A resposta é não, e digo isso sem pensar. Eu sei que não serei um cara rico. Sei que não farei viagens incríveis, nem guiarei um Porsche ou viverei em mansões. Na realidade, se um dia eu conseguir apenas me manter como escritor, e só como escritor, sem precisar de um trabalho paralelo, eu já devo me considerar uma pessoa de sorte. Isso, mais uma vez, se eu conseguir.
Para efeito de comparação, utilizando como bases meus ídolos aos quais jamais chegarei aos pés, Fitzgerald tinha 24 anos quando publicou seu primeiro romance, Deste Lado do Paraíso, e 29 quando escreveu Gatsby. Eu tenho 27, mesma idade em que Hemingway lançou O Sol Também se Levanta. Sylvia Plath publicou A Redoma de Vidro com 31, e Albert Camus, A Peste aos 29. O que isso significa? Não sei ao certo, mas se eu fosse me tornar uma lenda um dia, provavelmente já teria escrito uma obra prima com a minha idade. Fazer o que? Quem sabe em outra vida.
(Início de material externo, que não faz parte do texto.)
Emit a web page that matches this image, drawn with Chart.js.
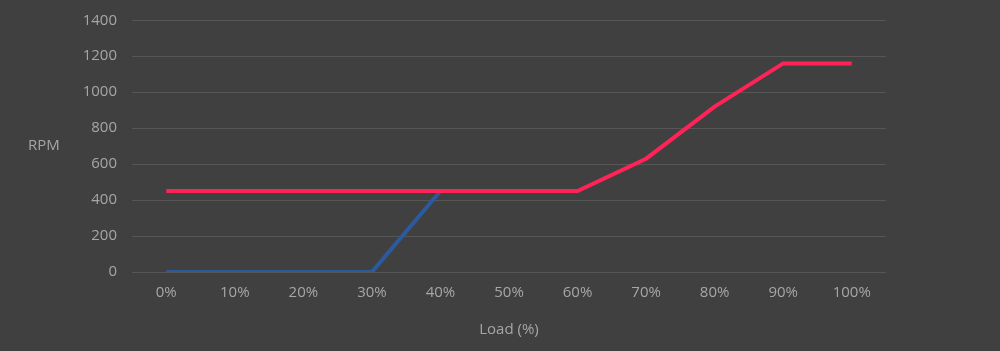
<!DOCTYPE html>
<html>
<head>
<meta charset="utf-8">
<script src="https://cdn.jsdelivr.net/npm/chart.js@4/dist/chart.umd.min.js"></script>
<style>
  html, body { margin: 0; padding: 0; background: #404040; }
  #wrap { position: relative; width: 1000px; height: 351px; }
  #rpm { position: absolute; left: 28px; top: 134px; color: #a6a6a6;
         font: 15px "Open Sans", sans-serif; }
</style>
</head>
<body>
<div id="wrap">
  <canvas id="fanChart" width="1000" height="351"></canvas>
  <div id="rpm">RPM</div>
</div>
<script>
// datos
const loadLabels = ['0%', '10%', '20%', '30%', '40%', '50%', '60%', '70%', '80%', '90%', '100%'];
const blueRpm = [0, 0, 0, 0, 450, null, null, null, null, null, null];
const redRpm = [450, 450, 450, 450, 450, 450, 450, 630, 920, 1160, 1160];
const yTicks = [0, 200, 400, 600, 800, 1000, 1200, 1400];

const textColor = '#a6a6a6';
const gridColor = '#565656';
const tickFont = { family: 'Open Sans', size: 15 };

const ctx = document.getElementById('fanChart').getContext('2d');
new Chart(ctx, {
    type: 'line',
    data: {
        labels: loadLabels,
        datasets: [
            { data: redRpm, borderColor: '#ff2357', borderWidth: 4, pointRadius: 0, tension: 0, order: 1 },
            { data: blueRpm, borderColor: '#2c5a9e', borderWidth: 4, pointRadius: 0, tension: 0, order: 2 }
        ]
    },
    options: {
        responsive: false,
        animation: false,
        layout: { padding: { left: 0, right: 114, top: 0, bottom: 12 } },
        plugins: { legend: { display: false }, tooltip: { enabled: false } },
        scales: {
            x: {
                offset: true,
                grid: { display: false, drawTicks: false },
                border: { display: false },
                ticks: { color: textColor, font: tickFont, padding: 12, maxRotation: 0 },
                title: { display: true, text: 'Load (%)', color: textColor,
                         font: tickFont, padding: { top: 7, bottom: 0 } }
            },
            y: {
                min: 0,
                max: 1400,
                afterBuildTicks: axis => { axis.ticks = yTicks.map(v => ({ value: v })); },
                afterFit: axis => { axis.width = 132; },
                grid: { color: gridColor, lineWidth: 1, drawTicks: false },
                border: { display: false },
                ticks: { color: textColor, font: { family: 'Open Sans', size: 15, lineHeight: 0.7 },
                         padding: 15, callback: v => String(v) }
            }
        }
    }
});
</script>
</body>
</html>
Para metade dos meus amigos, eu sou uma pessoa corajosa e uma inspiração, por ter desistido das coisas que não me satisfaziam e lutar pelo que eu sonho e acredito. Acho que muita gente gostaria de fazer isso, mas acaba desistindo. Para outra metade, no entanto, sou apenas um idiota, passando todo esse perrengue quando podia estar agora num escritório recebendo salário em dia e realizando essa coisinha louca e abstrata chamada “sucesso profissional”. Por fim, uma minoria de indecisos sugere que eu poderia fazer as duas coisas, o que não é verdade. É impossível se comprometer com duas coisas ao mesmo tempo, não quando você está disposto a se sair bem nas duas. Eu sei que não conseguiria ser um advogado de sucesso, simplesmente porque aquilo não me interessava a ponto de eu me comprometer o quanto a profissão exige. E se é para correr o risco, prefiro correr com as coisas que eu gosto e acredito, ainda que paguem menos.
Não quero nesse texto me fazer de mártir. Aliás, nem preciso disso; sou plenamente consciente das minhas decisões, mesmo que doam um pouco. Não ter dinheiro te ferra em diversas maneiras: É foda seus amigos te ligarem, mas você não poder sair por não ter grana. É foda conhecer uma garota e não poder chama-la para sair. É foda ver cada centavo que você ganha ser destinado a pagar contas. É foda saber que vai ficar em casa no Carnaval. Porém é algo que estou disposto a enfrentar, e toda vez que algum desconhecido me manda um e-mail dizendo que gosta dos meus textos, puta merda, é uma vitória incrível. O tipo de coisa que te alimenta a insistir.
Não sei se sou um bom escritor. Acho que não dá para saber com certeza. As pessoas parecem gostar do que eu escrevo, mas elas também parecem gostar de Lenny Kravitz, então não sei se dá para confiar nelas. Mas vai que Lenny Kravitz é bom, e eu que estou enganado?
Este texto talvez seja para as pessoas que sonham ou planejam em fazer o que fiz, largar algo mais sólido em busca de outras coisas que lhe satisfaçam mais. Não há como saber se vai dar certo ou não, e é o tipo de aposta com poucas chances de sucesso e grandes possibilidades de fracasso. Todos os dias eu tenho dúvidas sobre minha capacidade e talento, e morro de medo de diversas coisas. Morro de medo de ser obrigado a voltar para um emprego das 9 às 6 e ter que contar para todo mundo que fracassei; morro de medo de acordar aos 35 anos desempregado, solteiro e pobre, tendo desperdiçado a melhor fase da minha vida num sonho que se mostrou idiota. Morro de medo de nunca conseguir mostrar meu trabalho, e de conseguir mostra-lo e as pessoas acharem uma bosta. Porém, como em tudo que vale a pena na vida, me agarro as pequenas probabilidades de fazer algo maior que mim mesmo.
Portanto, se você pensa numa gigantesca mudança na sua vida, pare, respire fundo e pense se isso é realmente o que você quer. Não há como fugir das consequências, e elas são muitas. É como entrar numa piscina: se não é para pular de cabeça jogando água para todo lado, melhor ficar no sol. É difícil para cacete, e na maior parte do tempo é apenas sua esperança contra uma série de fatores que provam o contrário. No entanto, se eu sou capaz de aguentar um Carnaval dentro de casa, acho que você pode sobreviver.